━━━━━ Provided records

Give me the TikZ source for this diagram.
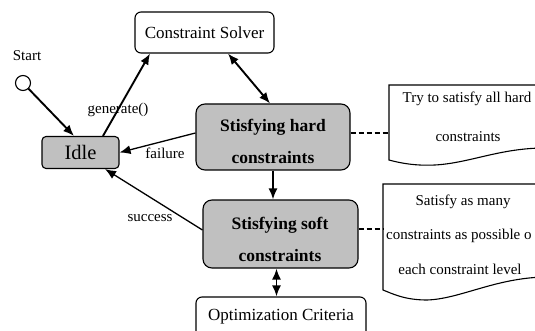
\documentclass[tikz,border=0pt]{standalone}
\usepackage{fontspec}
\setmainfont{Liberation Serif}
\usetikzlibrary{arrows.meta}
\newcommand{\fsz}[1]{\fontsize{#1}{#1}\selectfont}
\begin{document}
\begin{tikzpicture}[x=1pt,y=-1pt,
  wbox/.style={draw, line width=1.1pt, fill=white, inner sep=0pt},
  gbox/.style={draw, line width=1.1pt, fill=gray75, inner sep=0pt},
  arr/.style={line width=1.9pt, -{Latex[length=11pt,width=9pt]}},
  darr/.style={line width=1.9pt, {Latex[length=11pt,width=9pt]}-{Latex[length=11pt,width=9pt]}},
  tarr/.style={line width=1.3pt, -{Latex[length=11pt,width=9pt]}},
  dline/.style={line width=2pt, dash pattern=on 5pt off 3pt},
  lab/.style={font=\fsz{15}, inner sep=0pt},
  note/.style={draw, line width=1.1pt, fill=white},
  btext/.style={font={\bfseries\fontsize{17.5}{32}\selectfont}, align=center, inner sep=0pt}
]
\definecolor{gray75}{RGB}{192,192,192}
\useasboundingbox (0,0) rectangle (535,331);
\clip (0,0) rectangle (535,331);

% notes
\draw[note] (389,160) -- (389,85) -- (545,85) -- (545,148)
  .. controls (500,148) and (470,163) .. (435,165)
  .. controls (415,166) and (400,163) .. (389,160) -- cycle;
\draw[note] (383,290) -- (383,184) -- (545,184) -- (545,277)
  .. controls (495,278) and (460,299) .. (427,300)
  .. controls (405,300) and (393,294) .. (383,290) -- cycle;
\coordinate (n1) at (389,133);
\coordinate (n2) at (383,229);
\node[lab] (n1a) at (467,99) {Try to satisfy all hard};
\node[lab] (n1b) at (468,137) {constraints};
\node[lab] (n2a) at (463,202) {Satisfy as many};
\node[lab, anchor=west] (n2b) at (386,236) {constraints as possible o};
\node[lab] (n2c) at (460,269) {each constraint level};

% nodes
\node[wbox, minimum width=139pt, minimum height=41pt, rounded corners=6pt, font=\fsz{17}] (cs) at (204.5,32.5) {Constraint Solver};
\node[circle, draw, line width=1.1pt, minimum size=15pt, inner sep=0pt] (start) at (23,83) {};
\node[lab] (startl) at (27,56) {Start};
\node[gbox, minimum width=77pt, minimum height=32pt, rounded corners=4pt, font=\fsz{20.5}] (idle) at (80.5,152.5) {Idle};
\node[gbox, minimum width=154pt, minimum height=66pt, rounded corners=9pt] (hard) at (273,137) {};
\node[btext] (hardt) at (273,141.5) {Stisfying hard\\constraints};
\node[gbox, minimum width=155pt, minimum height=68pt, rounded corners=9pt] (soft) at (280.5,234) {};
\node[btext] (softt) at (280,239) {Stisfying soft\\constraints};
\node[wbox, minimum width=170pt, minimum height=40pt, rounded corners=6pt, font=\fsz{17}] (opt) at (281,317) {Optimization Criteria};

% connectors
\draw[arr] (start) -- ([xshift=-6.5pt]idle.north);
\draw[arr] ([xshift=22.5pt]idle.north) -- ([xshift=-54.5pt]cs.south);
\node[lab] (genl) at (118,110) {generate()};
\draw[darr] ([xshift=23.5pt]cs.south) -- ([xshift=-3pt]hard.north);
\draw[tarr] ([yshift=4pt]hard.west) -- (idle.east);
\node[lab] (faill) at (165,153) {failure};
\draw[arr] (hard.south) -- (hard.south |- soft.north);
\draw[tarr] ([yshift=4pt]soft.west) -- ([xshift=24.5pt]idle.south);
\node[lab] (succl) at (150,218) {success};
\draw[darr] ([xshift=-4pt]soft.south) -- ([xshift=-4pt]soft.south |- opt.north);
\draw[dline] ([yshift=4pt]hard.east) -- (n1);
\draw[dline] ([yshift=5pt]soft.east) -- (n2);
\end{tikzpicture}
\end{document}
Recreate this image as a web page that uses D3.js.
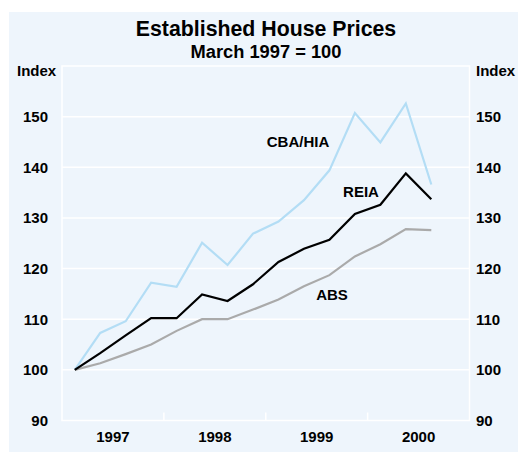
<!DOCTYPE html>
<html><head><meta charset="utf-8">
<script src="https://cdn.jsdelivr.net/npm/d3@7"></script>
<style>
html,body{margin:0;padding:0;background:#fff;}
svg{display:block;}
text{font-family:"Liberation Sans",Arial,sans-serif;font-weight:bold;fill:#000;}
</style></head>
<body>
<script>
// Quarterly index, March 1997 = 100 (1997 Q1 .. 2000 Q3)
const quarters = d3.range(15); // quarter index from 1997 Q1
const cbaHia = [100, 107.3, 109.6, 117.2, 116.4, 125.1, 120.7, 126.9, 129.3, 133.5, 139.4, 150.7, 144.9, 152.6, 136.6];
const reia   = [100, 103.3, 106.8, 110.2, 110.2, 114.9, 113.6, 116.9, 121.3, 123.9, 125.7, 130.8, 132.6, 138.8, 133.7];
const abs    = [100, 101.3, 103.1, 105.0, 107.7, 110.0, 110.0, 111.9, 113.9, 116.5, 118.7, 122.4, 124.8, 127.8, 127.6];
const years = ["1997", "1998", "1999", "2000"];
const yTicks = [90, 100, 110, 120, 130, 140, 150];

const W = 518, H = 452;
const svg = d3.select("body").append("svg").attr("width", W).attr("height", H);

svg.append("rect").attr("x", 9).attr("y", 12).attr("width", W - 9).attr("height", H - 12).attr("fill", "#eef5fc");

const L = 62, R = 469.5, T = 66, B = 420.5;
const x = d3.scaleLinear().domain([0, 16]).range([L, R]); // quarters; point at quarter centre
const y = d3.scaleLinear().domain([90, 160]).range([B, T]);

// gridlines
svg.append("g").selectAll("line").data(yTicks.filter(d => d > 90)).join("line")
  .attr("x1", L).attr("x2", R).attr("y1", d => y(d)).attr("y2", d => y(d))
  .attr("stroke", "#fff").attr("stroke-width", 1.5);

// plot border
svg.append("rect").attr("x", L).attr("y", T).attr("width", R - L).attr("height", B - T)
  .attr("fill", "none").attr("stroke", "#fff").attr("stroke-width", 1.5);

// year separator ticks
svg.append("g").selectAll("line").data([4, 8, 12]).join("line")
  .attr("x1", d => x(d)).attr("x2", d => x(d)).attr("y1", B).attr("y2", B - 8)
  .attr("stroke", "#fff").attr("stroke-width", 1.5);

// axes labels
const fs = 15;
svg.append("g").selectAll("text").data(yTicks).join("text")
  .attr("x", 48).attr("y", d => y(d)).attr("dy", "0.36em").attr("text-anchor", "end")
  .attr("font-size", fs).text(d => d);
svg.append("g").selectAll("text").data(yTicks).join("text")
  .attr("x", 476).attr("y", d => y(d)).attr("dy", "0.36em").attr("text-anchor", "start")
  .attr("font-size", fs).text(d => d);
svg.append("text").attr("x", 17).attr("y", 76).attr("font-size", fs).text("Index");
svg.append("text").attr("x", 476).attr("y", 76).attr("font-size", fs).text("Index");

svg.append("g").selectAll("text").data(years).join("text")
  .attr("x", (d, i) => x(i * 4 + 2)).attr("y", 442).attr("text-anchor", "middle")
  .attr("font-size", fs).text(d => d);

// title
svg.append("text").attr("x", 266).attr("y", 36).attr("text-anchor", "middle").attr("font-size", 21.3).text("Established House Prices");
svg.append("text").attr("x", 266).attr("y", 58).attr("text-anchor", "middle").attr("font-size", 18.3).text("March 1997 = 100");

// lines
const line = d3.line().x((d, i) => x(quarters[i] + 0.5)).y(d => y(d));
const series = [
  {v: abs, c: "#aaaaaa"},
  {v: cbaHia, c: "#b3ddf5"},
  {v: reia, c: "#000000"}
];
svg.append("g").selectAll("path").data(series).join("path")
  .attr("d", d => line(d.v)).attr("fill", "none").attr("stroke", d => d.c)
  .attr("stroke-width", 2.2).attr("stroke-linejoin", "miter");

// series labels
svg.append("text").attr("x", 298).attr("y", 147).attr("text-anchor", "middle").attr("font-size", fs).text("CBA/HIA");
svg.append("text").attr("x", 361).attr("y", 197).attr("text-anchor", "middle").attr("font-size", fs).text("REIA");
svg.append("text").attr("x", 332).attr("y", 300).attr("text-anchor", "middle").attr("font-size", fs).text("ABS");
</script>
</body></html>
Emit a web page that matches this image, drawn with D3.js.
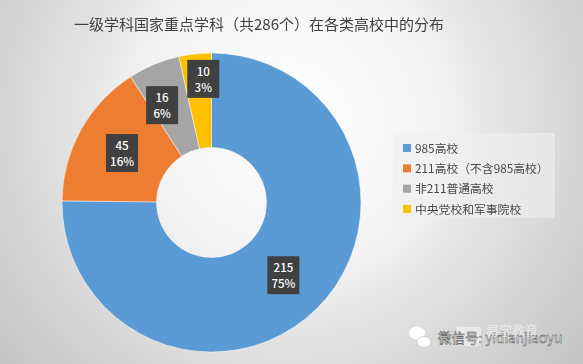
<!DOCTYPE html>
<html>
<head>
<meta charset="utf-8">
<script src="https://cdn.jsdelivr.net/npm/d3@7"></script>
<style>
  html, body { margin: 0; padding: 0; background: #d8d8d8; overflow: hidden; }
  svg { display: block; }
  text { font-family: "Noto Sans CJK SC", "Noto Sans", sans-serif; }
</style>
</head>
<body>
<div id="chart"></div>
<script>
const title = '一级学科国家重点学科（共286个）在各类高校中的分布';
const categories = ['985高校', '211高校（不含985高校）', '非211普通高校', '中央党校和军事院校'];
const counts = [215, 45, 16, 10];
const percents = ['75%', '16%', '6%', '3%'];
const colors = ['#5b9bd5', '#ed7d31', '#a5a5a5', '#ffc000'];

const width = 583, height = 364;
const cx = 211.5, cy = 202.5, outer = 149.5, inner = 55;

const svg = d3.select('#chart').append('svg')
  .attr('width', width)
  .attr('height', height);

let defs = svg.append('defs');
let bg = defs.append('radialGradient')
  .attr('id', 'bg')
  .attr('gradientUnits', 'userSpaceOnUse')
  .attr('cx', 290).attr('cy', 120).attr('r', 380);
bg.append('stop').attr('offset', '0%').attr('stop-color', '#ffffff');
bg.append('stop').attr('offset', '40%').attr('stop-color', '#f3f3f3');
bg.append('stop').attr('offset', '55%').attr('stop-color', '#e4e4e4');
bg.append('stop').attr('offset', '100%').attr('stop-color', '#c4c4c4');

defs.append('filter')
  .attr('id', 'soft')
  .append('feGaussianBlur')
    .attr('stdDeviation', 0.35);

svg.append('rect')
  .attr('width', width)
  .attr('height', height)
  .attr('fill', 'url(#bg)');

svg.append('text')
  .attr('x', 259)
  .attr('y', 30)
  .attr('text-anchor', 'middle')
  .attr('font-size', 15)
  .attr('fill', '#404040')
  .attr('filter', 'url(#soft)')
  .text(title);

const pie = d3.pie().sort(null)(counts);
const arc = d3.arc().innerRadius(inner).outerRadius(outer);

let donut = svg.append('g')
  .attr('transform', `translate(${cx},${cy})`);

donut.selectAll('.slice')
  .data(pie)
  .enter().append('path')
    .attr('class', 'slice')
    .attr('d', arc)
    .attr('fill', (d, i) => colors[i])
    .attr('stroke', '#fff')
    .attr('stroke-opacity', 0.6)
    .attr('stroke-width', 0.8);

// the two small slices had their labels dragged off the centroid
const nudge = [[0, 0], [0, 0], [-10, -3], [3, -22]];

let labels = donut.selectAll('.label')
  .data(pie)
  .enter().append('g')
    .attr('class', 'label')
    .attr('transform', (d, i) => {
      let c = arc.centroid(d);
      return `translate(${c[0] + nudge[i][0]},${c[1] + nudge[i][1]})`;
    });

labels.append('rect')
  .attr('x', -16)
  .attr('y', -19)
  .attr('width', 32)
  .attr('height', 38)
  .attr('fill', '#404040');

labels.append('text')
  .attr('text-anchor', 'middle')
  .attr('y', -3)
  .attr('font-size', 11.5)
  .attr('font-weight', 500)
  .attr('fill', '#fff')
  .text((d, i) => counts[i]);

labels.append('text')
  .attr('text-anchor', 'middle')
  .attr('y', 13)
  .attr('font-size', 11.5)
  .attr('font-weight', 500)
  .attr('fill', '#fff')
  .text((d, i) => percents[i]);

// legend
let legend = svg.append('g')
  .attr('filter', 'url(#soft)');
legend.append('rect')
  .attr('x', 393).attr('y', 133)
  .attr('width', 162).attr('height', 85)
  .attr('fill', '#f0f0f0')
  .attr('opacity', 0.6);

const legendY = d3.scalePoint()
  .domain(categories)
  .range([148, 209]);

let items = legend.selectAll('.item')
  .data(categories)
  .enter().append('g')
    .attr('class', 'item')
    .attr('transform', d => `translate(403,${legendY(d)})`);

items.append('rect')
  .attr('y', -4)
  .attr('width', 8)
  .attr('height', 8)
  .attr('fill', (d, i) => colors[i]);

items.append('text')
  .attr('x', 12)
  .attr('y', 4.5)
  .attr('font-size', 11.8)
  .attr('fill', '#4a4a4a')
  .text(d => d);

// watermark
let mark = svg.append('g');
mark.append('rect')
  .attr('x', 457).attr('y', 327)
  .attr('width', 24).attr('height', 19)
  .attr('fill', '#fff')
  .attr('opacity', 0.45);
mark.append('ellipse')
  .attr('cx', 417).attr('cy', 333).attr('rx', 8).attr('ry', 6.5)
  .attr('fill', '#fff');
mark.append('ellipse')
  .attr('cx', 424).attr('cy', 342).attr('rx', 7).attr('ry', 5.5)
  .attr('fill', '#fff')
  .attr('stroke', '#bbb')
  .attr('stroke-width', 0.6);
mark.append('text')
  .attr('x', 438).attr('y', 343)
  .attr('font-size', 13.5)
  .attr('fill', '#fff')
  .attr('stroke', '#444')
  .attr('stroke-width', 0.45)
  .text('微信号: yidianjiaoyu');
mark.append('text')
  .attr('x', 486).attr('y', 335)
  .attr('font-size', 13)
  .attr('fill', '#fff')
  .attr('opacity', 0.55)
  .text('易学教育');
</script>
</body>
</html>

━━━━━━━━━━

**Request:** From the listing above, restate verbatim the lines running from the one with "Recreate this image" through the one with "const yTicks = [90, 100, 110, 120, 130, 140, 150];", inclusive, but not the pictures.

**Correct answer:**
Recreate this image as a web page that uses D3.js.
<!DOCTYPE html>
<html><head><meta charset="utf-8">
<script src="https://cdn.jsdelivr.net/npm/d3@7"></script>
<style>
html,body{margin:0;padding:0;background:#fff;}
svg{display:block;}
text{font-family:"Liberation Sans",Arial,sans-serif;font-weight:bold;fill:#000;}
</style></head>
<body>
<script>
// Quarterly index, March 1997 = 100 (1997 Q1 .. 2000 Q3)
const quarters = d3.range(15); // quarter index from 1997 Q1
const cbaHia = [100, 107.3, 109.6, 117.2, 116.4, 125.1, 120.7, 126.9, 129.3, 133.5, 139.4, 150.7, 144.9, 152.6, 136.6];
const reia   = [100, 103.3, 106.8, 110.2, 110.2, 114.9, 113.6, 116.9, 121.3, 123.9, 125.7, 130.8, 132.6, 138.8, 133.7];
const abs    = [100, 101.3, 103.1, 105.0, 107.7, 110.0, 110.0, 111.9, 113.9, 116.5, 118.7, 122.4, 124.8, 127.8, 127.6];
const years = ["1997", "1998", "1999", "2000"];
const yTicks = [90, 100, 110, 120, 130, 140, 150];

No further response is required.